The Greek revival style, based on 5th-century bc Greek temples and inspired by the Elgin Marbles, flourished during the first half of the 19th century in the United States. Both the Federal and Greek revival styles helped a young United States define its own architectural ethos.
| IV. | Painting |
Neo-Classical painting was centred in Rome, where many expatriate painters gathered around the German art historian Johann Winckelmann. Winckelmann's circle included the expatriate German Anton Raphael Mengs, the Scot Gavin Hamilton, and the American Benjamin West. Mengs's Parnassus (1761), a ceiling fresco for the Villa Albani in Rome, was designed expressly with Winckelmann's advice. Unlike the composition of typical Baroque or Rococo painted ceilings, its composition is simple: only a few figures, in calm, static poses mainly derived from antique statues. Between 1760 and 1765, Hamilton, who was also an archaeologist and art dealer, completed five pictures inspired by Homer's Iliad and incorporating figures derived from ancient sculpture. West worked in Rome from 1760 to 1763. Paintings such as Agrippina Landing at Brundisium with the Ashes of Germanicus (1768, Yale University Art Gallery, New Haven, Connecticut) were inspired by his Roman experience. Solemn and austere in theme and treatment, they are also archaeologically correct in detailing.
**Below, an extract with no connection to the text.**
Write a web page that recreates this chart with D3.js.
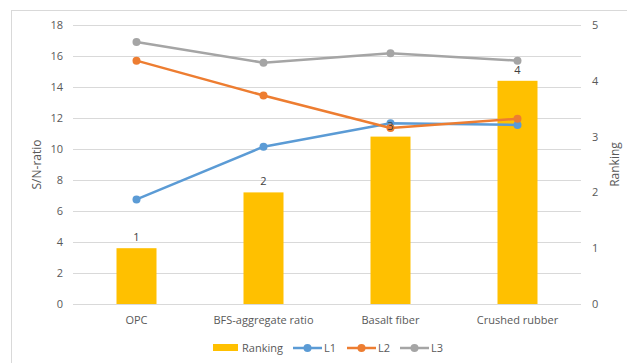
<!DOCTYPE html>
<html>
<head>
<meta charset="utf-8">
<script src="https://cdn.jsdelivr.net/npm/d3@7"></script>
<style>
  body { margin: 0; background: #fff; }
  text { font-family: "Open Sans", "Liberation Sans", sans-serif; }
</style>
</head>
<body>
<svg id="chart" width="627" height="363"></svg>
<script>
// data
const categories = ["OPC", "BFS-aggregate ratio", "Basalt fiber", "Crushed rubber"]
const ranking = [1, 2, 3, 4]
const L1 = [6.75, 10.15, 11.66, 11.55]
const L2 = [15.7, 13.45, 11.35, 11.95]
const L3 = [16.9, 15.57, 16.17, 15.7]
const leftTicks = [0, 2, 4, 6, 8, 10, 12, 14, 16, 18]
const rightTicks = [0, 1, 2, 3, 4, 5]

const series = [
    {name: "L1", values: L1, color: "#5B9BD5"},
    {name: "L2", values: L2, color: "#ED7D31"},
    {name: "L3", values: L3, color: "#A5A5A5"}
]

const svg = d3.select("#chart")
const m = {left: 73, right: 581, top: 25, bottom: 304}

// chart border (runs off the right and bottom edges)
svg.append("rect")
    .attr("x", 11.5).attr("y", 10.5)
    .attr("width", 640).attr("height", 400)
    .attr("fill", "none").attr("stroke", "#d9d9d9")

const x = d3.scaleBand().domain(categories).range([m.left, m.right])
const yL = d3.scaleLinear().domain([0, 18]).range([m.bottom, m.top])
const yR = d3.scaleLinear().domain([0, 5]).range([m.bottom, m.top])

// gridlines
svg.append("g").selectAll("line")
    .data(leftTicks)
    .join("line")
    .attr("x1", m.left).attr("x2", m.right)
    .attr("y1", d => Math.round(yL(d)) + 0.5)
    .attr("y2", d => Math.round(yL(d)) + 0.5)
    .attr("stroke", "#d9d9d9")

// left axis labels
svg.append("g").selectAll("text")
    .data(leftTicks)
    .join("text")
    .attr("x", 63).attr("y", d => yL(d) + 4)
    .attr("text-anchor", "end")
    .attr("font-size", 11).attr("fill", "#595959")
    .text(d => d)

// right axis labels
svg.append("g").selectAll("text")
    .data(rightTicks)
    .join("text")
    .attr("x", 592).attr("y", d => yR(d) + 4)
    .attr("font-size", 11).attr("fill", "#595959")
    .text(d => d)

// axis titles
svg.append("text")
    .attr("transform", `translate(41,${(m.top + m.bottom) / 2}) rotate(-90)`)
    .attr("text-anchor", "middle")
    .attr("font-size", 12).attr("fill", "#595959")
    .text("S/N-ratio")
svg.append("text")
    .attr("transform", `translate(619,${(m.top + m.bottom) / 2}) rotate(-90)`)
    .attr("text-anchor", "middle")
    .attr("font-size", 12).attr("fill", "#595959")
    .text("Ranking")

// category labels
svg.append("g").selectAll("text")
    .data(categories)
    .join("text")
    .attr("x", d => x(d) + x.bandwidth() / 2).attr("y", 324)
    .attr("text-anchor", "middle")
    .attr("font-size", 11).attr("fill", "#595959")
    .text(d => d)

// bars
const barW = 40
svg.append("g").selectAll("rect")
    .data(ranking)
    .join("rect")
    .attr("x", (d, i) => x(categories[i]) + x.bandwidth() / 2 - barW / 2)
    .attr("y", d => yR(d))
    .attr("width", barW)
    .attr("height", d => yR(0) - yR(d))
    .attr("fill", "#FFC000")

// lines
const line = d3.line()
    .x((d, i) => x(categories[i]) + x.bandwidth() / 2)
    .y(d => yL(d))
series.forEach(s => {
    const g = svg.append("g")
    g.append("path")
        .attr("d", line(s.values))
        .attr("fill", "none")
        .attr("stroke", s.color)
        .attr("stroke-width", 2.5)
        .attr("stroke-linejoin", "round")
    g.selectAll("circle")
        .data(s.values)
        .join("circle")
        .attr("cx", (d, i) => x(categories[i]) + x.bandwidth() / 2)
        .attr("cy", d => yL(d))
        .attr("r", 4)
        .attr("fill", s.color)
})

// bar data labels
svg.append("g").selectAll("text")
    .data(ranking)
    .join("text")
    .attr("x", (d, i) => x(categories[i]) + x.bandwidth() / 2)
    .attr("y", d => yR(d) - 7)
    .attr("text-anchor", "middle")
    .attr("font-size", 11).attr("fill", "#404040")
    .text(d => d)

// legend
const lg = svg.append("g").attr("font-size", 11).attr("fill", "#595959")
lg.append("rect").attr("x", 213).attr("y", 344).attr("width", 25).attr("height", 7).attr("fill", "#FFC000")
lg.append("text").attr("x", 242).attr("y", 352).text("Ranking")
const lx = [293, 347, 400]
series.forEach((s, i) => {
    lg.append("line")
        .attr("x1", lx[i]).attr("x2", lx[i] + 29)
        .attr("y1", 348).attr("y2", 348)
        .attr("stroke", s.color).attr("stroke-width", 2.5)
    lg.append("circle").attr("cx", lx[i] + 14.5).attr("cy", 348).attr("r", 4).attr("fill", s.color)
    lg.append("text").attr("x", lx[i] + 31).attr("y", 352).text(s.name)
})
</script>
</body>
</html>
The same tendencies are evident in the earlier work of the French painter Jacques-Louis David, one of the most prominent exponents of Neo-Classical painting. His Oath of the Horatii (1784-1785, Louvre, Paris) celebrates the theme of stoic patriotism. The picture's boxlike architectural space and frieze-like arrangement of figures reflect Neo-Classical concern for compositional logic and clarity. The firm contours and harsh light lend these figures a statuesque quality. Later works by David, commissioned by Napoleon—such as Coronation of Napoleon and Josephine (1805-1807, Louvre)—are very different, however, in their celebration of worldly splendour and power. The emperor's approval of such ostentatious displays was even extended to an American painter, John Vanderlyn, to whom he awarded a medal in 1808 for his Marius Among the Ruins of Carthage (1807, M. H. de Young Museum, San Francisco).
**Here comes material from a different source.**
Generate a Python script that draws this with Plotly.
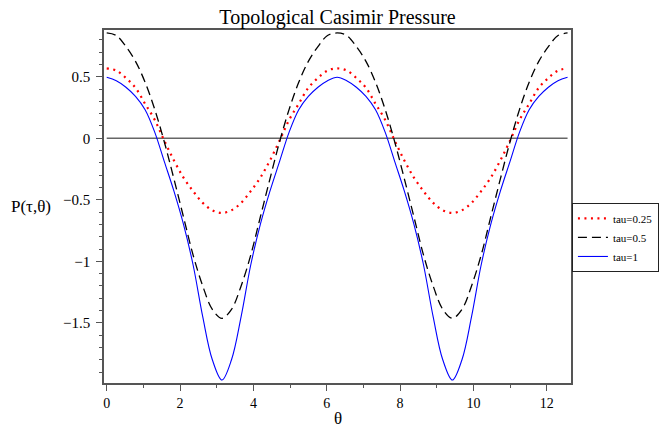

By the early 1790s painters began to emulate the flat, silhouetted figures of Greek vase painting. The foremost exponent of this style was the English painter John Flaxman, whose simple line engravings for editions (1793) of Homer's Iliad and Odyssey completely replaced traditional perspective, lighting, and modelling with flat linear design. The style was immensely successful and widely imitated. One of David's most successful pupils, and the inheritor of his role as leading interpreter of the classical tradition, was Jean Auguste Dominique Ingres. He adopted Flaxman's two-dimensional approach, as seen in his popular early work The Envoys of Agamemnon (1801, École des Beaux-Arts, Paris).
| V. | Sculpture |
Because sculpture in Europe had been profoundly influenced by Classical forms since the Renaissance, Neo-Classical principles had a less revolutionary impact on it than on the other arts. In general, Neo-Classical sculptors tended to avoid the dramatic twisting poses and the coloured marble characteristic of late Baroque or Rococo sculpture, preferring crisp contours, a noble stillness, and idealized forms carved from white marble.
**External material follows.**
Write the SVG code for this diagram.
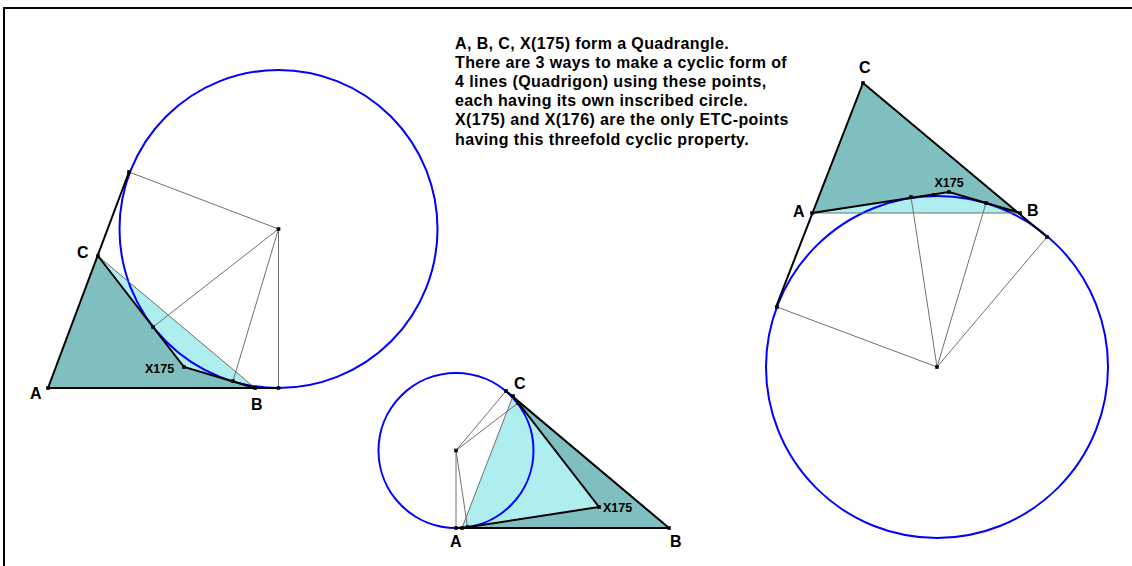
<svg xmlns="http://www.w3.org/2000/svg" width="1132" height="566" viewBox="0 0 1132 566">
<style>
.dark{fill:#80BFBF;stroke:none}
.light{fill:#AFEEEE;stroke:none}
.thin{stroke:#707070;stroke-width:1;fill:none}
.thick{stroke:#000;stroke-width:2;fill:none;stroke-linecap:round}
.circ{stroke:#0000FF;stroke-width:2;fill:none}
.lbl{font-family:"Liberation Sans",Arial,sans-serif;font-weight:bold;font-size:16px;fill:#000}
.sm{font-family:"Liberation Sans",Arial,sans-serif;font-weight:bold;font-size:12.5px;fill:#000}
.txt{font-family:"Liberation Sans",Arial,sans-serif;font-weight:bold;font-size:16px;letter-spacing:0.4px;fill:#000}
.frame{stroke:#000;stroke-width:2;fill:none}
</style>
<defs>
<rect id="dot" x="-1.8" y="-1.8" width="3.6" height="3.6" fill="#000"/>
</defs>
<rect x="0" y="0" width="1132" height="566" fill="#fff"/>
<path class="frame" d="M4,566 V8 H1132"/>

<g id="caption">
<text class="txt" x="455" y="49">A, B, C, X(175) form a Quadrangle.</text>
<text class="txt" x="455" y="68">There are 3 ways to make a cyclic form of</text>
<text class="txt" x="455" y="87">4 lines (Quadrigon) using these points,</text>
<text class="txt" x="455" y="106">each having its own inscribed circle.</text>
<text class="txt" x="455" y="125">X(175) and X(176) are the only ETC-points</text>
<text class="txt" x="455" y="145">having this threefold cyclic property.</text>
</g>

<g id="figure-left">
<polygon class="dark" points="48,388 255,388 98,256"/>
<polygon class="light" points="98,256 255,388 184,367"/>
<circle class="circ" cx="278.5" cy="229" r="159"/>
<g class="thin">
<line x1="98" y1="256" x2="255" y2="388"/>
<line x1="278.5" y1="229" x2="129" y2="172"/>
<line x1="278.5" y1="229" x2="153" y2="327"/>
<line x1="278.5" y1="229" x2="233" y2="381"/>
<line x1="278.5" y1="229" x2="278.5" y2="388"/>
</g>
<g class="thick">
<line x1="48" y1="388" x2="278.5" y2="388"/>
<line x1="48" y1="388" x2="129" y2="172"/>
<polyline points="98,256 184,367 255,388"/>
</g>
<use href="#dot" x="48" y="388"/><use href="#dot" x="255" y="388"/><use href="#dot" x="98" y="256"/>
<use href="#dot" x="184" y="367"/><use href="#dot" x="129" y="172"/><use href="#dot" x="153" y="327"/>
<use href="#dot" x="233" y="381"/><use href="#dot" x="278.5" y="229"/><use href="#dot" x="278.5" y="388"/>
<text class="lbl" x="30" y="399">A</text>
<text class="lbl" x="251" y="410">B</text>
<text class="lbl" x="77" y="258">C</text>
<text class="sm" x="145" y="373">X175</text>
</g>

<g id="figure-middle">
<polygon class="dark" points="462,528 669,527 513,396"/>
<polygon class="light" points="462,528 513,396 599,507"/>
<circle class="circ" cx="456" cy="450.5" r="77.5"/>
<g class="thin">
<line x1="462" y1="528" x2="513" y2="396"/>
<line x1="456" y1="450.5" x2="456" y2="528"/>
<line x1="456" y1="450.5" x2="467.5" y2="527"/>
<line x1="456" y1="450.5" x2="506" y2="391"/>
<line x1="456" y1="450.5" x2="518" y2="403"/>
</g>
<g class="thick">
<line x1="456" y1="528" x2="669" y2="528"/>
<line x1="669" y1="528" x2="506" y2="391"/>
<polyline points="513,396 599,507 462,528"/>
</g>
<use href="#dot" x="462" y="528"/><use href="#dot" x="669" y="528"/><use href="#dot" x="513" y="396"/>
<use href="#dot" x="599" y="507"/><use href="#dot" x="456" y="450.5"/><use href="#dot" x="456" y="528"/>
<use href="#dot" x="506" y="391"/><use href="#dot" x="518" y="403"/><use href="#dot" x="467.5" y="527"/>
<text class="lbl" x="514" y="389">C</text>
<text class="lbl" x="450" y="547">A</text>
<text class="lbl" x="670" y="547">B</text>
<text class="sm" x="603" y="512">X175</text>
</g>

<g id="figure-right">
<polygon class="dark" points="812,213 1020,213 863,83"/>
<polygon class="light" points="812,213 949,192 1020,213"/>
<circle class="circ" cx="937" cy="367" r="171"/>
<g class="thin">
<line x1="812" y1="213" x2="1020" y2="213"/>
<line x1="937" y1="367" x2="777" y2="307"/>
<line x1="937" y1="367" x2="911" y2="197"/>
<line x1="937" y1="367" x2="986" y2="203"/>
<line x1="937" y1="367" x2="1047" y2="237"/>
</g>
<g class="thick">
<line x1="863" y1="83" x2="776" y2="307"/>
<line x1="863" y1="83" x2="1047" y2="237"/>
<polyline points="812,213 949,192 1020,213"/>
</g>
<use href="#dot" x="812" y="213"/><use href="#dot" x="1020" y="213"/><use href="#dot" x="863" y="83"/>
<use href="#dot" x="949" y="192"/><use href="#dot" x="937" y="367"/><use href="#dot" x="777" y="307"/>
<use href="#dot" x="911" y="197"/><use href="#dot" x="986" y="203"/><use href="#dot" x="1047" y="237"/>
<use href="#dot" x="934" y="195"/>
<text class="lbl" x="859" y="73">C</text>
<text class="lbl" x="793" y="217">A</text>
<text class="lbl" x="1027" y="216">B</text>
<text class="sm" x="949" y="187" text-anchor="middle">X175</text>
</g>
</svg>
The earliest Neo-Classical sculpture was produced by artists in direct contact with Winckelmann's circle in Rome. Among them were sculptors such as John Tobias Sergel, who on his return to his native Sweden carried the new style to northern Europe, and the Englishmen Thomas Banks and Joseph Nollekens, who introduced the style to their homeland. The dominant figure in the history of Neo-Classical sculpture, however, was the Italian Antonio Canova, who became a member of the Rome circle in 1780. Abandoning his earlier Baroque manner, he sought to capture in the Neo-Classical style the severity and ideal purity of ancient art. Theseus and the Dead Minotaur (1781-1782) portrays the calm of victory rather than active conflict; this was Canova's first work in the new style, and it brought him immediate fame.
After Canova's death, the Danish artist Bertel Thorvaldsen inherited his position as Europe's leading sculptor. His many international commissions help sustain strict Neo-Classicism as the dominant mode in sculpture until the mid-19th century. The style was carried to the United States by one of his friends, Horatio Greenough, and was continued by Hiram Powers, an American long resident in Italy, sculptor of the celebrated Greek Slave (1843), of which many replicas were made.
| VI. | Decorative Arts |
The Neo-Classical style pervaded almost every aspect of the decorative arts. By the early 1760s furniture with Graeco-Roman motifs was being made by Robert Adam. Introduced into France, his simple, classical style became known as the style étrusque (Etruscan style), and was favoured by the court of Louis XV. With further adaptations of Classical design, based on later archaeological finds, it evolved into the elegant style known as Louis XVI, favoured by the royal family during the 1780s. In ceramics the Neo-Classical style was seen in Wedgwood jasperware (for which Flaxman executed many designs) in England and in Sèvres porcelain in France.
Under Napoleon I, former royal residences were redecorated for official use according to plans devised by Percier and Fontaine and filled with furniture, porcelain, and tapestries all incorporating Graeco-Roman design and motifs. Taken as a whole, such interiors defined the Neo-Classical style in the decorative arts, and it was soon emulated throughout Europe.